What You Need To Know
- New law incorporates human trafficking awareness into the State Liquor Authority bartender training program
- According to the National Human Trafficking Hotline, there were more than 10,000 known trafficking cases in 2020
- New York state had the fourth highest number of cases in the country
Human trafficking is the exploitation of adults and children, compelling them to perform labor or engage in commercial sex. According to the National Human Trafficking Hotline, there were more than 10,000 known trafficking cases in 2020. New York state had the fourth highest number of cases in the country, and 25% of the reports came from community members, like bartenders.

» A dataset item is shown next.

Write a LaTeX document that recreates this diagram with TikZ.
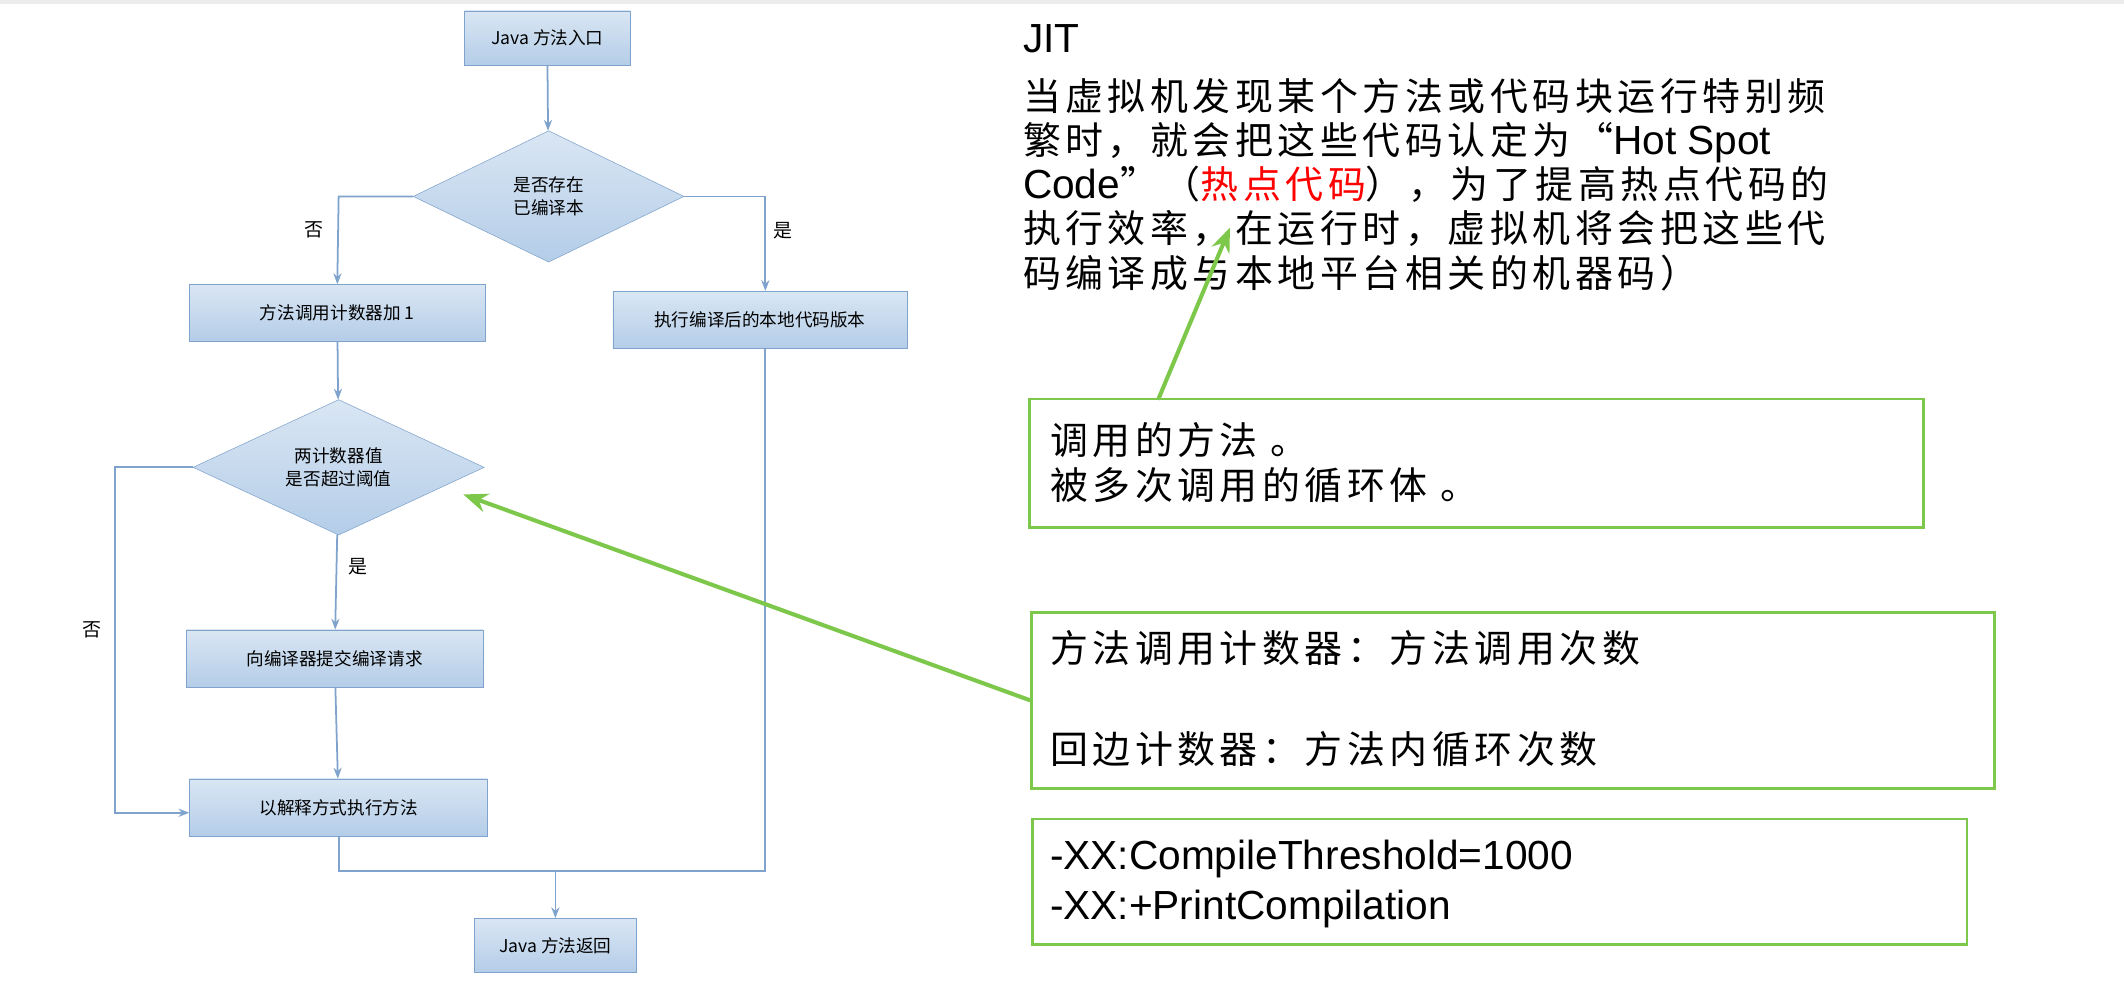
\documentclass[tikz,border=0pt]{standalone}
\usepackage{fontspec}
\setmainfont{Liberation Sans}
\newfontfamily\cjk{Noto Sans CJK SC}
\newfontfamily\cjkw[LetterSpace=12]{Noto Sans CJK SC}
\newcommand{\lat}[1]{{\rmfamily\fontsize{30}{32.5}\selectfont #1}}
\usetikzlibrary{shapes.geometric,arrows.meta}
\definecolor{bfill}{HTML}{B4CDE8}
\definecolor{bline}{HTML}{7FA3CC}
\definecolor{gline}{HTML}{7DC84A}
\tikzset{
 fbox/.style={draw=bline,top color=bfill!50,bottom color=bfill,minimum height=42pt,font=\cjk\fontsize{13}{16}\selectfont,align=center,inner sep=2pt},
 fdia/.style={diamond,draw=bline,top color=bfill!50,bottom color=bfill,aspect=2.1,inner sep=0pt,font=\cjk\fontsize{13}{17}\selectfont,align=center},
 fl/.style={draw=bline,line width=1.3pt},
 fa/.style={fl,-{Stealth[length=8pt,width=6pt]}},
 lbl/.style={font=\cjk\fontsize{14}{16}\selectfont},
 gbox/.style={draw=gline,line width=2pt,rectangle},
 big/.style={font=\cjkw\fontsize{28}{32.5}\selectfont,align=left,anchor=north west,inner sep=0pt},
 ga/.style={draw=gline,line width=3pt,-{Stealth[length=18pt,width=14pt]}}
}
\begin{document}
\begin{tikzpicture}[x=1pt,y=-1pt]
\useasboundingbox[fill=white] (0,0) rectangle (1568,735);
\fill[gray!15] (0,0) rectangle (1568,3);
% flowchart
\node[fbox,minimum width=122pt,minimum height=40pt] (entry) at (404,28) {Java 方法入口};
\node[fdia,minimum width=200pt,minimum height=97pt] (d1) at (405,145) {是否存在\\已编译本};
\node[fbox,minimum width=218pt] (cnt) at (249,231) {方法调用计数器加 1};
\node[fbox,minimum width=217pt] (exe) at (561,236) {执行编译后的本地代码版本};
\node[fdia,minimum width=215pt,minimum height=100pt] (d2) at (250,345) {两计数器值\\是否超过阈值};
\node[fbox,minimum width=219pt] (sub) at (247,486) {向编译器提交编译请求};
\node[fbox,minimum width=220pt] (int) at (250,596) {以解释方式执行方法};
\node[fbox,minimum width=120pt,minimum height=40pt] (ret) at (410,698) {Java 方法返回};
\coordinate (c1) at (250,145); \coordinate (c2) at (565,145);
\coordinate (c3) at (85,345); \coordinate (c4) at (85,600);
\coordinate (c5) at (250,643); \coordinate (c6) at (565,643); \coordinate (c7) at (410,643);
\draw[fa] (entry) -- (d1);
\draw[fa] (d1.west) -- (c1) -- (cnt.north);
\draw[fa] (d1.east) -- (c2) -- (exe.north -| c2);
\draw[fa] (cnt) -- (d2);
\draw[fa] (d2) -- (sub);
\draw[fa] (sub) -- (int);
\draw[fa] (d2.west) -- (c3) -- (c4) -- (int.west |- c4);
\draw[fl] (int.south) -- (c5) -- (c7);
\draw[fl] (exe.south -| c6) -- (c6) -- (c7);
\draw[fa] (c7) -- (ret);
\node[lbl] (l1) at (232,170) {否};
\node[lbl] (l2) at (578,170) {是};
\node[lbl] (l3) at (264,418) {是};
\node[lbl] (l4) at (68,465) {否};
% right text
\node[big] (jit) at (755,18) {\lat{JIT}};
\node[big] (jitt) at (755,58) {当虚拟机发现某个方法或代码块运行特别频\\繁时，就会把这些代码认定为“\lat{Hot Spot}\\\lat{Code}”（\textcolor{red}{热点代码}），为了提高热点代码的\\执行效率，在运行时，虚拟机将会把这些代\\码编译成与本地平台相关的机器码）};
\node[gbox,minimum width=660pt,minimum height=95pt] (ga) at (1090,342) {};
\node[big] (gat) at (775,312) {调用的方法 。\\被多次调用的循环体 。};
\node[gbox,minimum width=711pt,minimum height=130pt] (gb) at (1117,517) {};
\node[big] (gbt) at (775,465) {方法调用计数器：方法调用次数\\[42pt]回边计数器：方法内循环次数};
\node[gbox,minimum width=690pt,minimum height=93pt] (gc) at (1107,651) {};
\node[big] (gct) at (775,620) {\lat{-XX:CompileThreshold=1000}\\[4pt]\lat{-XX:+PrintCompilation}};
\coordinate (t1) at (908,168);
\draw[ga] (855,295) -- (t1);
\draw[ga] (gb.west) -- (342,365);
\end{tikzpicture}
\end{document}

Now, Foster serves as chief of staff for state Sen. James Skoufis, but said her desire to combat human trafficking hasn’t waned. Gov. Kathy Hochul signed a law that Skoufis authored. It requires State Liquor Authority bartender training programs to include human trafficking awareness and reporting guidance.
“With these already approved programs, they now must incorporate a section of their training to include human trafficking," Skoufis said.
The bill was created with input from Fearless! Hudson Valley, a service provider for victims of domestic violence, sexual violence and human trafficking. Diana Velez, the trafficking program manager for Fearless!, said educating more people about the realities of human trafficking and spotting the warning signs are important.
“I think once we bring additional education and information, people will be able to identify those red flags and find out what resources we have available in the community that they can reach out to for support," Velez said.
Foster is glad the new training will do more to keep people safer.
“This is just another way to keep customers safe and to be a gatekeeper for the community," she said.
Bartender training that includes the trafficking awareness courses will begin by the end of August.